## Problem requirements
Write the data below out exactly as it stands. Do not include the pictures.
_____
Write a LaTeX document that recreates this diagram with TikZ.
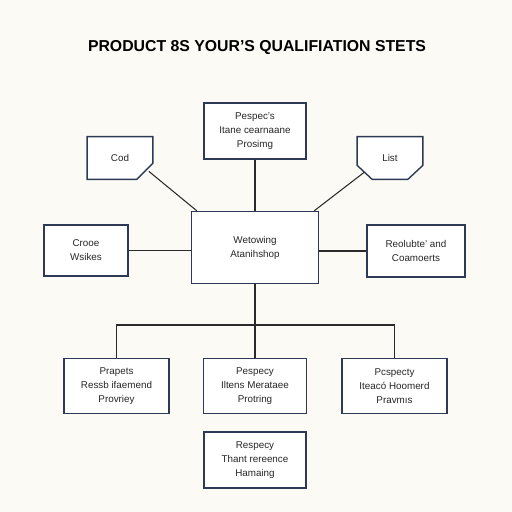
\documentclass[tikz,border=0pt]{standalone}
\usepackage{fontspec}
\setmainfont{Liberation Sans}
\definecolor{bg}{HTML}{FBFAF5}
\definecolor{edge}{HTML}{2E3A55}
\definecolor{wire}{HTML}{2A2A2A}
\begin{document}
\begin{tikzpicture}[x=0.02cm,y=-0.02cm,
  box/.style={draw=edge,fill=white,line width=0.8pt,align=center,inner sep=0pt,
    font=\fontsize{5.6}{8}\selectfont,text=black!85},
  ghost/.style={inner sep=0pt,align=center,font=\fontsize{5.6}{8}\selectfont,text=black!85},
  wireline/.style={draw=wire,line width=0.6pt}]
\fill[bg] (0,0) rectangle (512,512);
\useasboundingbox (0,0) rectangle (512,512);
\node[font=\fontsize{9}{10}\selectfont\bfseries] (title) at (257,48) {PRODUCT 8S YOUR'S QUALIFIATION STETS};
% boxes
\node[box,minimum width=102*0.02cm,minimum height=56*0.02cm] (top) at (255,131) {Pespec's\\Itane cearnaane\\Prosimg};
\node[box,minimum width=127*0.02cm,minimum height=72*0.02cm] (center) at (255,247.5) {Wetowing\\Atanihshop};
\node[box,minimum width=84*0.02cm,minimum height=51*0.02cm] (left) at (86,250.5) {Crooe\\Wsikes};
\node[box,minimum width=98*0.02cm,minimum height=52*0.02cm] (right) at (416,251) {Reolubte' and\\Coamoerts};
\node[box,minimum width=105*0.02cm,minimum height=55*0.02cm] (b1) at (116.5,386) {Prapets\\Ressb ifaemend\\Provriey};
\node[box,minimum width=103*0.02cm,minimum height=55*0.02cm] (b2) at (255,386) {Pespecy\\Iltens Merataee\\Protring};
\node[box,minimum width=105*0.02cm,minimum height=55*0.02cm] (b3) at (394.5,386) {Pcspecty\\Iteacó Hoomerd\\Pravmıs};
\node[box,minimum width=102*0.02cm,minimum height=56*0.02cm] (b4) at (255,460) {Respecy\\Thant rereence\\Hamaing};
% chamfered boxes
\node[ghost,minimum width=65*0.02cm,minimum height=42*0.02cm] (cod) at (120,158) {};
\draw[edge,fill=white,line width=0.8pt] (cod.north west) -- (cod.north east) -- ([yshift=16*0.02cm]cod.south east) -- ([xshift=-16*0.02cm]cod.south east) -- (cod.south west) -- cycle;
\node[ghost] at (cod.center) {Cod};
\node[ghost,minimum width=65*0.02cm,minimum height=42*0.02cm] (list) at (390,158) {};
\draw[edge,fill=white,line width=0.8pt] (list.north west) -- (list.north east) -- ([yshift=14*0.02cm]list.south east) -- ([xshift=-15*0.02cm]list.south east) -- ([xshift=15*0.02cm]list.south west) -- ([yshift=14*0.02cm]list.south west) -- cycle;
\node[ghost] at (list.center) {List};
% connectors
\coordinate (codc) at ([xshift=-4*0.02cm,yshift=8*0.02cm]cod.south east);
\coordinate (listc) at ([xshift=7*0.02cm,yshift=7*0.02cm]list.south west);
\draw[wireline] (codc) -- ([xshift=6*0.02cm]center.north west);
\draw[wireline] (listc) -- ([xshift=-5*0.02cm]center.north east);
\draw[wireline] (top.south) -- (center.north);
\draw[wireline] (left.east) -- (left.east -| center.west);
\draw[wireline] (right.west -| center.east) -- (right.west);
\coordinate (bus) at (255,325);
\draw[wireline] (center.south) -- (bus);
\draw[wireline] (b1.north) |- (bus) -| (b3.north);
\draw[wireline] (bus) -- (b2.north);
\end{tikzpicture}
\end{document}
_____
## Solution for this exercise
Write a LaTeX document that recreates this diagram with TikZ.
\documentclass[tikz,border=0pt]{standalone}
\usepackage{fontspec}
\setmainfont{Liberation Sans}
\definecolor{bg}{HTML}{FBFAF5}
\definecolor{edge}{HTML}{2E3A55}
\definecolor{wire}{HTML}{2A2A2A}
\begin{document}
\begin{tikzpicture}[x=0.02cm,y=-0.02cm,
  box/.style={draw=edge,fill=white,line width=0.8pt,align=center,inner sep=0pt,
    font=\fontsize{5.6}{8}\selectfont,text=black!85},
  ghost/.style={inner sep=0pt,align=center,font=\fontsize{5.6}{8}\selectfont,text=black!85},
  wireline/.style={draw=wire,line width=0.6pt}]
\fill[bg] (0,0) rectangle (512,512);
\useasboundingbox (0,0) rectangle (512,512);
\node[font=\fontsize{9}{10}\selectfont\bfseries] (title) at (257,48) {PRODUCT 8S YOUR'S QUALIFIATION STETS};
% boxes
\node[box,minimum width=102*0.02cm,minimum height=56*0.02cm] (top) at (255,131) {Pespec's\\Itane cearnaane\\Prosimg};
\node[box,minimum width=127*0.02cm,minimum height=72*0.02cm] (center) at (255,247.5) {Wetowing\\Atanihshop};
\node[box,minimum width=84*0.02cm,minimum height=51*0.02cm] (left) at (86,250.5) {Crooe\\Wsikes};
\node[box,minimum width=98*0.02cm,minimum height=52*0.02cm] (right) at (416,251) {Reolubte' and\\Coamoerts};
\node[box,minimum width=105*0.02cm,minimum height=55*0.02cm] (b1) at (116.5,386) {Prapets\\Ressb ifaemend\\Provriey};
\node[box,minimum width=103*0.02cm,minimum height=55*0.02cm] (b2) at (255,386) {Pespecy\\Iltens Merataee\\Protring};
\node[box,minimum width=105*0.02cm,minimum height=55*0.02cm] (b3) at (394.5,386) {Pcspecty\\Iteacó Hoomerd\\Pravmıs};
\node[box,minimum width=102*0.02cm,minimum height=56*0.02cm] (b4) at (255,460) {Respecy\\Thant rereence\\Hamaing};
% chamfered boxes
\node[ghost,minimum width=65*0.02cm,minimum height=42*0.02cm] (cod) at (120,158) {};
\draw[edge,fill=white,line width=0.8pt] (cod.north west) -- (cod.north east) -- ([yshift=16*0.02cm]cod.south east) -- ([xshift=-16*0.02cm]cod.south east) -- (cod.south west) -- cycle;
\node[ghost] at (cod.center) {Cod};
\node[ghost,minimum width=65*0.02cm,minimum height=42*0.02cm] (list) at (390,158) {};
\draw[edge,fill=white,line width=0.8pt] (list.north west) -- (list.north east) -- ([yshift=14*0.02cm]list.south east) -- ([xshift=-15*0.02cm]list.south east) -- ([xshift=15*0.02cm]list.south west) -- ([yshift=14*0.02cm]list.south west) -- cycle;
\node[ghost] at (list.center) {List};
% connectors
\coordinate (codc) at ([xshift=-4*0.02cm,yshift=8*0.02cm]cod.south east);
\coordinate (listc) at ([xshift=7*0.02cm,yshift=7*0.02cm]list.south west);
\draw[wireline] (codc) -- ([xshift=6*0.02cm]center.north west);
\draw[wireline] (listc) -- ([xshift=-5*0.02cm]center.north east);
\draw[wireline] (top.south) -- (center.north);
\draw[wireline] (left.east) -- (left.east -| center.west);
\draw[wireline] (right.west -| center.east) -- (right.west);
\coordinate (bus) at (255,325);
\draw[wireline] (center.south) -- (bus);
\draw[wireline] (b1.north) |- (bus) -| (b3.north);
\draw[wireline] (bus) -- (b2.north);
\end{tikzpicture}
\end{document}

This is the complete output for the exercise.